## Request
Take the listing from its first line through the line that contains "import * as" and please retype those lines exactly, leaving out the pictures.

## Source code of charts
/---

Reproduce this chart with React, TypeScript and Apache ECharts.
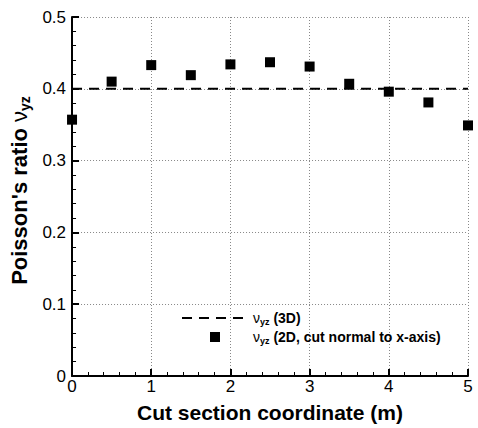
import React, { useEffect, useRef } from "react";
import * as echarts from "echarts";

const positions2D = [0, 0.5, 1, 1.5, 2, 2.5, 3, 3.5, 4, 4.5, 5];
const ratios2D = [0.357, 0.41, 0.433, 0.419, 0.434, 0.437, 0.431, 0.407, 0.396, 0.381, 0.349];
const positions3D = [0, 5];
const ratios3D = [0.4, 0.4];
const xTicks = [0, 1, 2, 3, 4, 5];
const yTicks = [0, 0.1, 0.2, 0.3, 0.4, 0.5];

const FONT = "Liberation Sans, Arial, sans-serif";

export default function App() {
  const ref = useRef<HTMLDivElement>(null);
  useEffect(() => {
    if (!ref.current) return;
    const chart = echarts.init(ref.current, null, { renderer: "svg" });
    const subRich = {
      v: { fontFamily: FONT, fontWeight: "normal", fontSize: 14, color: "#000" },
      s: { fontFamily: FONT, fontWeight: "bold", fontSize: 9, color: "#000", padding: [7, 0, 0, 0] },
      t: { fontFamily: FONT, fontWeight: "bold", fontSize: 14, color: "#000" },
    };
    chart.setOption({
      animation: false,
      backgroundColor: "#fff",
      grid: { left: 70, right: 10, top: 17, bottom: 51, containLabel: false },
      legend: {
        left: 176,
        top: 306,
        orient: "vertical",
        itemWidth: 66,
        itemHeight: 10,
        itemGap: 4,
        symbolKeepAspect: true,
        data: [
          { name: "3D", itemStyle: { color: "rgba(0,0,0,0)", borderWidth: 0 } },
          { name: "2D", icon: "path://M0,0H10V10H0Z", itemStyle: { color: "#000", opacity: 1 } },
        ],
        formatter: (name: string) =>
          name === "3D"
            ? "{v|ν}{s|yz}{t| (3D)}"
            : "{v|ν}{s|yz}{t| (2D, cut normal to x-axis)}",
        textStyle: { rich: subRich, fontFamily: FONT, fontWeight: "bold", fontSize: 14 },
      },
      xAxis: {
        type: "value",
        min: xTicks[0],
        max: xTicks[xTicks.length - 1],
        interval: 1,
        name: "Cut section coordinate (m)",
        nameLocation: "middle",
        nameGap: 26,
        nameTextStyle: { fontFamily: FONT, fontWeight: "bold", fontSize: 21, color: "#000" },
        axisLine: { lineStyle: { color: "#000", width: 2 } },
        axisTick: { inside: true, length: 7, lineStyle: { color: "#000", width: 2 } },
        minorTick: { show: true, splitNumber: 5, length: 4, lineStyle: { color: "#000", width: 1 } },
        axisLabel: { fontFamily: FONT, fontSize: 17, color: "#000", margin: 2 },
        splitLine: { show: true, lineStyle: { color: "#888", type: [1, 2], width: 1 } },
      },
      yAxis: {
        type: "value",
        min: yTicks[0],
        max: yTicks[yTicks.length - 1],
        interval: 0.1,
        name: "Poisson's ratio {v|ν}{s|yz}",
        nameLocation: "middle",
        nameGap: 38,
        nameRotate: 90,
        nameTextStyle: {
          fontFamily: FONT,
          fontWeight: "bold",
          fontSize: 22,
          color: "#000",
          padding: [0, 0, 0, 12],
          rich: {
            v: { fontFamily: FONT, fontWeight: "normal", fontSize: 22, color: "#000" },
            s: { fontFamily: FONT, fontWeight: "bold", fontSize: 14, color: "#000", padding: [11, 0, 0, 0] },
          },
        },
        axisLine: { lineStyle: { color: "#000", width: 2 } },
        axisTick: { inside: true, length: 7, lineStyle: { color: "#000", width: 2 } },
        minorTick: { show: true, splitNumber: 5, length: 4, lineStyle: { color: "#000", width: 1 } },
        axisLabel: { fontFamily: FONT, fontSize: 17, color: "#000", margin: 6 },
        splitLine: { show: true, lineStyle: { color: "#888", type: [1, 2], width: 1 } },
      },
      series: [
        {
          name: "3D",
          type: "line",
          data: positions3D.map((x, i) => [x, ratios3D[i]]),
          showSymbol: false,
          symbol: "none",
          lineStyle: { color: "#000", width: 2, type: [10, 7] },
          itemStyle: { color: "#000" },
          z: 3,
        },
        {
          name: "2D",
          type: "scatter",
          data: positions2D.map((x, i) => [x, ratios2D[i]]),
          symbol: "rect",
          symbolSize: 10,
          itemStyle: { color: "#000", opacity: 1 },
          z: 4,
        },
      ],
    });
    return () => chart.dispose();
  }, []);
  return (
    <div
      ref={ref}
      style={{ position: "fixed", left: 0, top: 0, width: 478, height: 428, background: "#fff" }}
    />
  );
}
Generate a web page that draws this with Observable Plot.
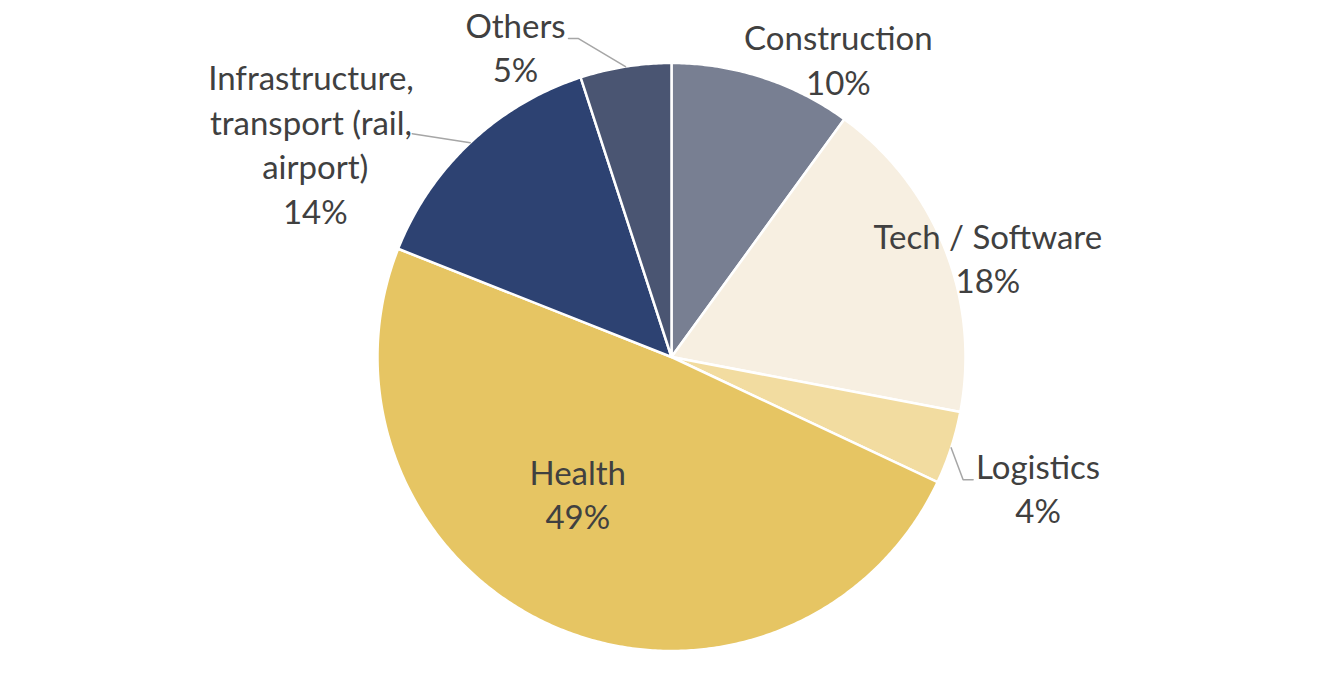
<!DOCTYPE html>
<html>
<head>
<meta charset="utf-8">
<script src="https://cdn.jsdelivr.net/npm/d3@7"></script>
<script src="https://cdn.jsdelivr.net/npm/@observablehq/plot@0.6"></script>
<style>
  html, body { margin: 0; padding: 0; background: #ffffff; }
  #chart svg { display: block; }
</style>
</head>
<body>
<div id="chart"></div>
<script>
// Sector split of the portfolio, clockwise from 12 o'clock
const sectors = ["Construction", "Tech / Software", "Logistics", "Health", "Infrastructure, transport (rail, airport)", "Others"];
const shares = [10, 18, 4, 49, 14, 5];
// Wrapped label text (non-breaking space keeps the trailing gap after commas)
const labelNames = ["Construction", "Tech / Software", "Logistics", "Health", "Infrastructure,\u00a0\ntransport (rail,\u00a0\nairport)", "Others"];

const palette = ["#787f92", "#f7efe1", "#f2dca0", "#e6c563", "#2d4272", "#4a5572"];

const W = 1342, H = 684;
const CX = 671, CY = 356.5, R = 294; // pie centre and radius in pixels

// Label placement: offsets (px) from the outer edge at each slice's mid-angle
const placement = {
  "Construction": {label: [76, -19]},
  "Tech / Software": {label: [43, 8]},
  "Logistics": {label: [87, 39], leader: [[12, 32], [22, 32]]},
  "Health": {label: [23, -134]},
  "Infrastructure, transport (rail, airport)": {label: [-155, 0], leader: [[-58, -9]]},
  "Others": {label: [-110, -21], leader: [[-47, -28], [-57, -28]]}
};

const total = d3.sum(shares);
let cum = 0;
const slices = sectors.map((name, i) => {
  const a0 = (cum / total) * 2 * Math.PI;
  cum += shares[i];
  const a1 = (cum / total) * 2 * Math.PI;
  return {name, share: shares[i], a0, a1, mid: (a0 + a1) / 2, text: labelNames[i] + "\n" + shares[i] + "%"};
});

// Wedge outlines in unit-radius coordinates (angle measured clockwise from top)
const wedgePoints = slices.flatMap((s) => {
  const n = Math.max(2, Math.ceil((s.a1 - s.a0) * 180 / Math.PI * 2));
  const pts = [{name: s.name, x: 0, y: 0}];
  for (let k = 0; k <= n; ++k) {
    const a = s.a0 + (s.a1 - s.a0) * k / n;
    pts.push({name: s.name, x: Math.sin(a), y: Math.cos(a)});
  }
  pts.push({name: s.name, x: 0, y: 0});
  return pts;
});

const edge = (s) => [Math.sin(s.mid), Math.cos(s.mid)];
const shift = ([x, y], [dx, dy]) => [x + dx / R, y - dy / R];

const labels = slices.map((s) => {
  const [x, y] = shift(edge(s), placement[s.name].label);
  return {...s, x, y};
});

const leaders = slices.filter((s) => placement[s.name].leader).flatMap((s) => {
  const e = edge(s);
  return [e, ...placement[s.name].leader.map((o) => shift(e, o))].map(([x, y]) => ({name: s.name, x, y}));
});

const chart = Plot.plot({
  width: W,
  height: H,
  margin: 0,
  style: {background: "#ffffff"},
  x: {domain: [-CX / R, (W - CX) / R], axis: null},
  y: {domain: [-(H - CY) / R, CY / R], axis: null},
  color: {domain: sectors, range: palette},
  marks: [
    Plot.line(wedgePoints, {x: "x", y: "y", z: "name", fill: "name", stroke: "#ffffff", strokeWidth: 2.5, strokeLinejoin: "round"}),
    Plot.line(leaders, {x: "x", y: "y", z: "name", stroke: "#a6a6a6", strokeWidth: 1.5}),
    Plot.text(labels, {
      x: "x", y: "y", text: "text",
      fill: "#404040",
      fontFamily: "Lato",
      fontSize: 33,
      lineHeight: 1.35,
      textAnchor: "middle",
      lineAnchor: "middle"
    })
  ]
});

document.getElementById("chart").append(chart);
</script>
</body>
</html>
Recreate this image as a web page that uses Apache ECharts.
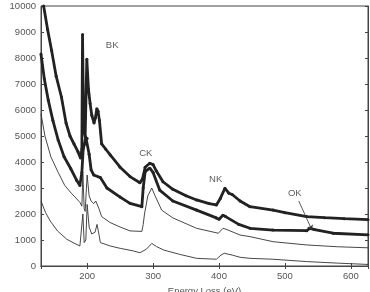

\---

## Problem solution
Reproduce this chart with React, TypeScript and Apache ECharts.
import React, { useEffect, useRef } from "react";
import * as echarts from "echarts";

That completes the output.